THE TASK
Return, exactly as written, the lines that start at the one holding "Write the TikZ code for this diagram." and end at the one holding "(t30) at (962,106)", with both of those lines kept. Skip any pictures.

Entries with chart source code:
____________
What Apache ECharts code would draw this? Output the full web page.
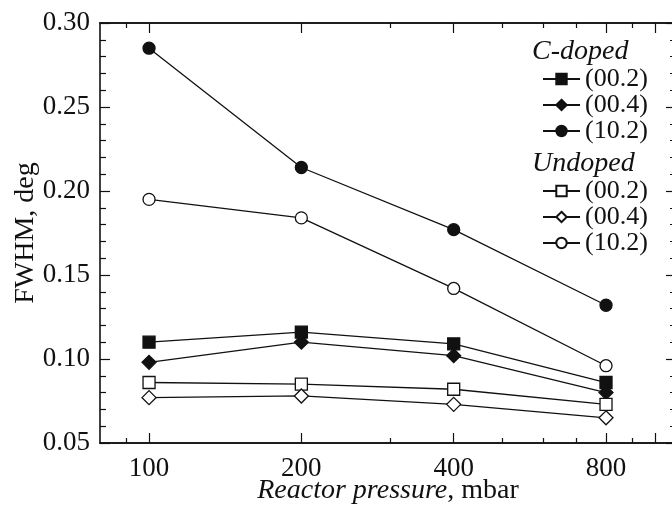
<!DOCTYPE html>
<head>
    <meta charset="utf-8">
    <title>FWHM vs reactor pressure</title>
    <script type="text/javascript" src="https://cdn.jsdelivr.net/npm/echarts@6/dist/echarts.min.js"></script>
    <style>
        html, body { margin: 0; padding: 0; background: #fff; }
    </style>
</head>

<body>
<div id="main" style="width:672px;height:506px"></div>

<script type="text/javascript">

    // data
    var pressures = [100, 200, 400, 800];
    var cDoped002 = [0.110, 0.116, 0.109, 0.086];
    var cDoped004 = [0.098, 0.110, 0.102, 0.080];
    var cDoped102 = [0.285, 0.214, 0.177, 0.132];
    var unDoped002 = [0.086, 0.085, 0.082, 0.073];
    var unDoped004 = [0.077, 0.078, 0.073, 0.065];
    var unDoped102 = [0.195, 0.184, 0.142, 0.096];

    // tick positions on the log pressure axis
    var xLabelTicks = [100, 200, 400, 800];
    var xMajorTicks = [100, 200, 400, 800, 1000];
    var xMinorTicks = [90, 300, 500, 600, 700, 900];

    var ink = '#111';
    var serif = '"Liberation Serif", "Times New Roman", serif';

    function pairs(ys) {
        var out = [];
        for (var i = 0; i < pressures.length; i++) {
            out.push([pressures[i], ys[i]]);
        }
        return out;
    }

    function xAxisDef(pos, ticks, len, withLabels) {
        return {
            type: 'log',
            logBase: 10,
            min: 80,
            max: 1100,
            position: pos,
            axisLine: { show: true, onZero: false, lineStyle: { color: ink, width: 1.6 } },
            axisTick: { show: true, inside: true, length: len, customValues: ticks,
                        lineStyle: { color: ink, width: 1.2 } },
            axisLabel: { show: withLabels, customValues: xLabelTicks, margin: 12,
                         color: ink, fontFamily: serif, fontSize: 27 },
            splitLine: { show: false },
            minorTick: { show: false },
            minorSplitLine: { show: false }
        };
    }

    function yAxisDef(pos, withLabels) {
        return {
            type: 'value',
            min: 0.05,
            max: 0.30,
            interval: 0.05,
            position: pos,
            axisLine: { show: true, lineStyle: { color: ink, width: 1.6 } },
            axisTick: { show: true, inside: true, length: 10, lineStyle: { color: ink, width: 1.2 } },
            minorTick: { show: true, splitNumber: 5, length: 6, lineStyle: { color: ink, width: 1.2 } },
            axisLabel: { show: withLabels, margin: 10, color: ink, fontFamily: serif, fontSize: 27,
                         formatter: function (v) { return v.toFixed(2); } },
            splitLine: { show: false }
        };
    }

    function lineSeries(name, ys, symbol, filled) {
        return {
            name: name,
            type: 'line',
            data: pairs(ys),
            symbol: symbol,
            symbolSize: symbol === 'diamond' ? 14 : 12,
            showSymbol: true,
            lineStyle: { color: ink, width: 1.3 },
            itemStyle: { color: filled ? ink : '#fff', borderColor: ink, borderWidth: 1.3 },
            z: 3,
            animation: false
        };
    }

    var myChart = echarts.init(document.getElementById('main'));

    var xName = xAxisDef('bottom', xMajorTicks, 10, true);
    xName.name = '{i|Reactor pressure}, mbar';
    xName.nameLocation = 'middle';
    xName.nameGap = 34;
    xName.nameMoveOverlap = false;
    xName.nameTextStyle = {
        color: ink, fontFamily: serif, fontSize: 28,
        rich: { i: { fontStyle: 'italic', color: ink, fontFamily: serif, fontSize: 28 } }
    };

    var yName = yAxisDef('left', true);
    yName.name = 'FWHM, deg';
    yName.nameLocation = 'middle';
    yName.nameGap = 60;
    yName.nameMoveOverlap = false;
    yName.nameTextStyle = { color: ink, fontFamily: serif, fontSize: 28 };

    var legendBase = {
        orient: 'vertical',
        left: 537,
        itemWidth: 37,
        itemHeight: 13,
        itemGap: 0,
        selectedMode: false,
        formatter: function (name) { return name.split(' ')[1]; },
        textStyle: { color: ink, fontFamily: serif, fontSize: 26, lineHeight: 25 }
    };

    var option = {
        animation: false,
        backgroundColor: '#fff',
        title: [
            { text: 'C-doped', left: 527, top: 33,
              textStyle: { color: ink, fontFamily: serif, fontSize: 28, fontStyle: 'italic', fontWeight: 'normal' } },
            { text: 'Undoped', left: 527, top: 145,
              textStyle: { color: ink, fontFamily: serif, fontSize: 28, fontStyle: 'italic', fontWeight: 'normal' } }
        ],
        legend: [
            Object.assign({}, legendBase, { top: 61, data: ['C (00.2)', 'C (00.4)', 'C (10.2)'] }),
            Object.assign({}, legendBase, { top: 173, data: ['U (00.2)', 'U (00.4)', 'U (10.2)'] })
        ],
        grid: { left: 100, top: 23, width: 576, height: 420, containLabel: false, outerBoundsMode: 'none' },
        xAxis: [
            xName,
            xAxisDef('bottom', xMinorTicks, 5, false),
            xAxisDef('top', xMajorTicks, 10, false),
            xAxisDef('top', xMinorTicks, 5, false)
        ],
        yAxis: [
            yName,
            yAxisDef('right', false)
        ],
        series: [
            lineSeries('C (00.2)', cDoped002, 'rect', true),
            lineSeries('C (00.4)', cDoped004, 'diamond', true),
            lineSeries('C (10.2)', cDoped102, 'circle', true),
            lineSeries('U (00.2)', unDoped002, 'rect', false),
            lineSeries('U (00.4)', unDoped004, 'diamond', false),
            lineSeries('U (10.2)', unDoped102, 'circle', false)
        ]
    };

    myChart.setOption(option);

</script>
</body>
____________
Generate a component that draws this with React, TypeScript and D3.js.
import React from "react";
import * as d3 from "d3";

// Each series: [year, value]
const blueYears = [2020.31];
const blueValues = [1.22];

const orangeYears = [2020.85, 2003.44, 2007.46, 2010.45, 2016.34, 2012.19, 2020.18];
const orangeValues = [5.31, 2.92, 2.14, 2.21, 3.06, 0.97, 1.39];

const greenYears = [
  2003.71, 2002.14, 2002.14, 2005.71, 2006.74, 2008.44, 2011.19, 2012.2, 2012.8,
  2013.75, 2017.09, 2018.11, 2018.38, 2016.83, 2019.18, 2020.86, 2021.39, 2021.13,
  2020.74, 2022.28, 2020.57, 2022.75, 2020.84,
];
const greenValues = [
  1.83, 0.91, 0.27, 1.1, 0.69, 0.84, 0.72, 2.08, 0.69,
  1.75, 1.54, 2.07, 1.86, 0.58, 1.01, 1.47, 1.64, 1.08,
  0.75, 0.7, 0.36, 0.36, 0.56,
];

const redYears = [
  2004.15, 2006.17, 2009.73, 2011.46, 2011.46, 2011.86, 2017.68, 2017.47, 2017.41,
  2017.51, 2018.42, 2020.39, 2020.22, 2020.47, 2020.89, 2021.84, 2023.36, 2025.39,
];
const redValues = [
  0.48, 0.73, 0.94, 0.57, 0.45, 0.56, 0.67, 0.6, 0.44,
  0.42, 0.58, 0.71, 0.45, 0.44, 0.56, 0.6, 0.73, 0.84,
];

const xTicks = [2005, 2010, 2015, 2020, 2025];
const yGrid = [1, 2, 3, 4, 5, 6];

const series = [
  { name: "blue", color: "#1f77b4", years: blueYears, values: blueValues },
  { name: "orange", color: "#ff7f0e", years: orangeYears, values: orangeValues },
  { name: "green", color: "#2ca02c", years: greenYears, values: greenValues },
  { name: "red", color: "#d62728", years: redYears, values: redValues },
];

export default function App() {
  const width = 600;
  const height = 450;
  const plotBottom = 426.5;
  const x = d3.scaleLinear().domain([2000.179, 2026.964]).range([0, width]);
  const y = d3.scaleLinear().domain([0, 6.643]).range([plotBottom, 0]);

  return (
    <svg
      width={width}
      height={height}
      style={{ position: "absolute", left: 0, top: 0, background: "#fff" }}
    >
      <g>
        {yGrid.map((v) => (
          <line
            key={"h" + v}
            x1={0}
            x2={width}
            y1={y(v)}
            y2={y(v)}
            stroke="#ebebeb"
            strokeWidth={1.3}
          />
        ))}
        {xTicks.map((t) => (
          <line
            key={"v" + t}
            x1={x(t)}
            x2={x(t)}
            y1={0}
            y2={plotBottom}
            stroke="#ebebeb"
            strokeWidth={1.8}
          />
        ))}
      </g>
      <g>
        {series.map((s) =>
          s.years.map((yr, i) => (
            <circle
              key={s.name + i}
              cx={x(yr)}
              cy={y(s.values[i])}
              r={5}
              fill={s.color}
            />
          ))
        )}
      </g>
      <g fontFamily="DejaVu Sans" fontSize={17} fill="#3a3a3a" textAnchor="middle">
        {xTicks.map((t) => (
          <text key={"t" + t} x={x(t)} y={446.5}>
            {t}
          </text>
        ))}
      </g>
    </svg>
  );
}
____________
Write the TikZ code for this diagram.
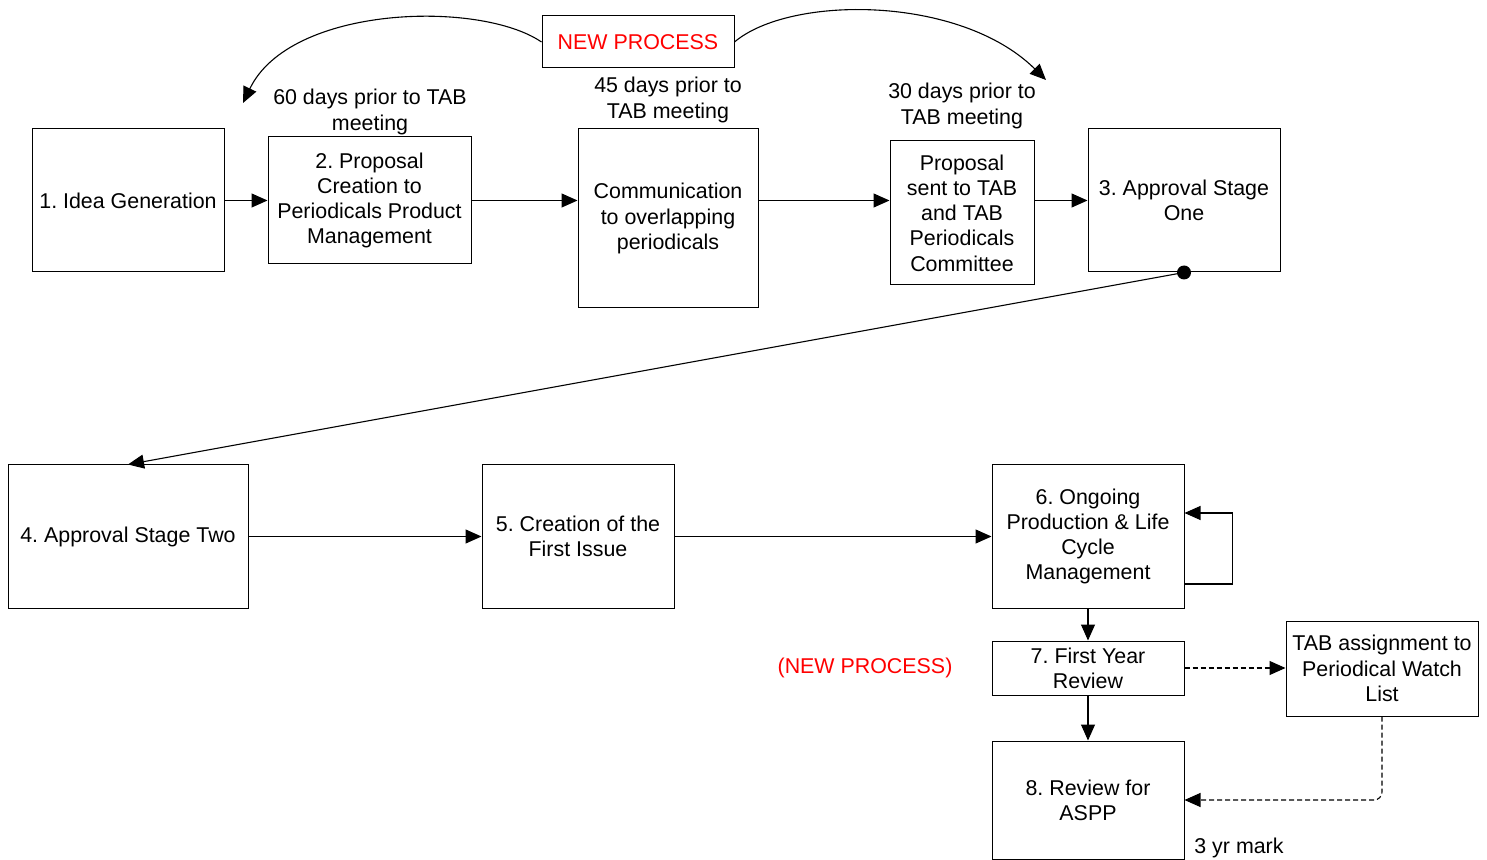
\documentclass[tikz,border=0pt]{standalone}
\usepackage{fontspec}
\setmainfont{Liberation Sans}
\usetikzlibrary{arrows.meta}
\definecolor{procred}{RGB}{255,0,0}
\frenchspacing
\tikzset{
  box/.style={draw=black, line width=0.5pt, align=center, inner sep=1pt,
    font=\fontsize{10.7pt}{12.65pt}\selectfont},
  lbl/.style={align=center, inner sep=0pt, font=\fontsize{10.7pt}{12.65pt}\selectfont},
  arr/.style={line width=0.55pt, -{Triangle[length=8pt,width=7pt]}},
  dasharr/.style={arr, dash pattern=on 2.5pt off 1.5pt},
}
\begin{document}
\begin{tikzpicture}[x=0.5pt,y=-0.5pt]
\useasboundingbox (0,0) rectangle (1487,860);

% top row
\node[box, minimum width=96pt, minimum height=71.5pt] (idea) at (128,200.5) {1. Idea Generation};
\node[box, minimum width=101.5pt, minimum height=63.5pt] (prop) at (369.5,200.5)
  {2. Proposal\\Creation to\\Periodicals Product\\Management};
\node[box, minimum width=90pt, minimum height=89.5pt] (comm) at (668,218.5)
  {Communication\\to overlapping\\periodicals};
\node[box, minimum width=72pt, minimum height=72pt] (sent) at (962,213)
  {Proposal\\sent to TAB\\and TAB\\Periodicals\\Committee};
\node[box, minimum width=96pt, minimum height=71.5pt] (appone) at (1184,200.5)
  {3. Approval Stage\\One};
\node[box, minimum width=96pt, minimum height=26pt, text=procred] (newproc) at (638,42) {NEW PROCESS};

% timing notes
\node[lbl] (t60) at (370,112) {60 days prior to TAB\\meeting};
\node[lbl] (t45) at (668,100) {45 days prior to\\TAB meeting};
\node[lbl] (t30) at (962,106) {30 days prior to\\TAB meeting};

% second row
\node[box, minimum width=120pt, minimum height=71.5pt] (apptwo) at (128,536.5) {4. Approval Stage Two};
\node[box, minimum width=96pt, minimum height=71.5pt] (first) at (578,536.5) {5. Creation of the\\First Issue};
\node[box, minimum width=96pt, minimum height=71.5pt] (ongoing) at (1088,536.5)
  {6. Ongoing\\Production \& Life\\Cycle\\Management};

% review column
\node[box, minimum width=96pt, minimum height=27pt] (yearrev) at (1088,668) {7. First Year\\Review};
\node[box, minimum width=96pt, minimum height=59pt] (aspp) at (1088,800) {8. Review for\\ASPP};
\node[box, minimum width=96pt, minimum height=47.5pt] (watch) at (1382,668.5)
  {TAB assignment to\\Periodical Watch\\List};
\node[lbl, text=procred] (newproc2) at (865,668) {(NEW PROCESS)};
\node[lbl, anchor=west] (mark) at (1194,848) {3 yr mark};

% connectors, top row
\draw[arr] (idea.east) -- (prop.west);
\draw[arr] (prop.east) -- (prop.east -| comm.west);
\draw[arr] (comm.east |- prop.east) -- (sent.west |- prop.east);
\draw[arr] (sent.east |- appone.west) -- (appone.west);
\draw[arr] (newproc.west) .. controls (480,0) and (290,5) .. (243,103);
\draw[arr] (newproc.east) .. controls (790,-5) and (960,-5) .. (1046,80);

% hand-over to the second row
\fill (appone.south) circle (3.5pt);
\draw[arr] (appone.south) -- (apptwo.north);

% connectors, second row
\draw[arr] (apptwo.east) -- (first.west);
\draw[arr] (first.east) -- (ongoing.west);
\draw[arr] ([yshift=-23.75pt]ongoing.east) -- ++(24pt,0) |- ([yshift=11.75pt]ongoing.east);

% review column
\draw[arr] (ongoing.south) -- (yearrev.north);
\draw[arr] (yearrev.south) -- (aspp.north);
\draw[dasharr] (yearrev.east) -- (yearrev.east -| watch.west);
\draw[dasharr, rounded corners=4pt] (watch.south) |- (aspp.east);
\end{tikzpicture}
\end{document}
____________
RESPONSE FOR THIS EXERCISE
Write the TikZ code for this diagram.
\documentclass[tikz,border=0pt]{standalone}
\usepackage{fontspec}
\setmainfont{Liberation Sans}
\usetikzlibrary{arrows.meta}
\definecolor{procred}{RGB}{255,0,0}
\frenchspacing
\tikzset{
  box/.style={draw=black, line width=0.5pt, align=center, inner sep=1pt,
    font=\fontsize{10.7pt}{12.65pt}\selectfont},
  lbl/.style={align=center, inner sep=0pt, font=\fontsize{10.7pt}{12.65pt}\selectfont},
  arr/.style={line width=0.55pt, -{Triangle[length=8pt,width=7pt]}},
  dasharr/.style={arr, dash pattern=on 2.5pt off 1.5pt},
}
\begin{document}
\begin{tikzpicture}[x=0.5pt,y=-0.5pt]
\useasboundingbox (0,0) rectangle (1487,860);

% top row
\node[box, minimum width=96pt, minimum height=71.5pt] (idea) at (128,200.5) {1. Idea Generation};
\node[box, minimum width=101.5pt, minimum height=63.5pt] (prop) at (369.5,200.5)
  {2. Proposal\\Creation to\\Periodicals Product\\Management};
\node[box, minimum width=90pt, minimum height=89.5pt] (comm) at (668,218.5)
  {Communication\\to overlapping\\periodicals};
\node[box, minimum width=72pt, minimum height=72pt] (sent) at (962,213)
  {Proposal\\sent to TAB\\and TAB\\Periodicals\\Committee};
\node[box, minimum width=96pt, minimum height=71.5pt] (appone) at (1184,200.5)
  {3. Approval Stage\\One};
\node[box, minimum width=96pt, minimum height=26pt, text=procred] (newproc) at (638,42) {NEW PROCESS};

% timing notes
\node[lbl] (t60) at (370,112) {60 days prior to TAB\\meeting};
\node[lbl] (t45) at (668,100) {45 days prior to\\TAB meeting};
\node[lbl] (t30) at (962,106) {30 days prior to\\TAB meeting};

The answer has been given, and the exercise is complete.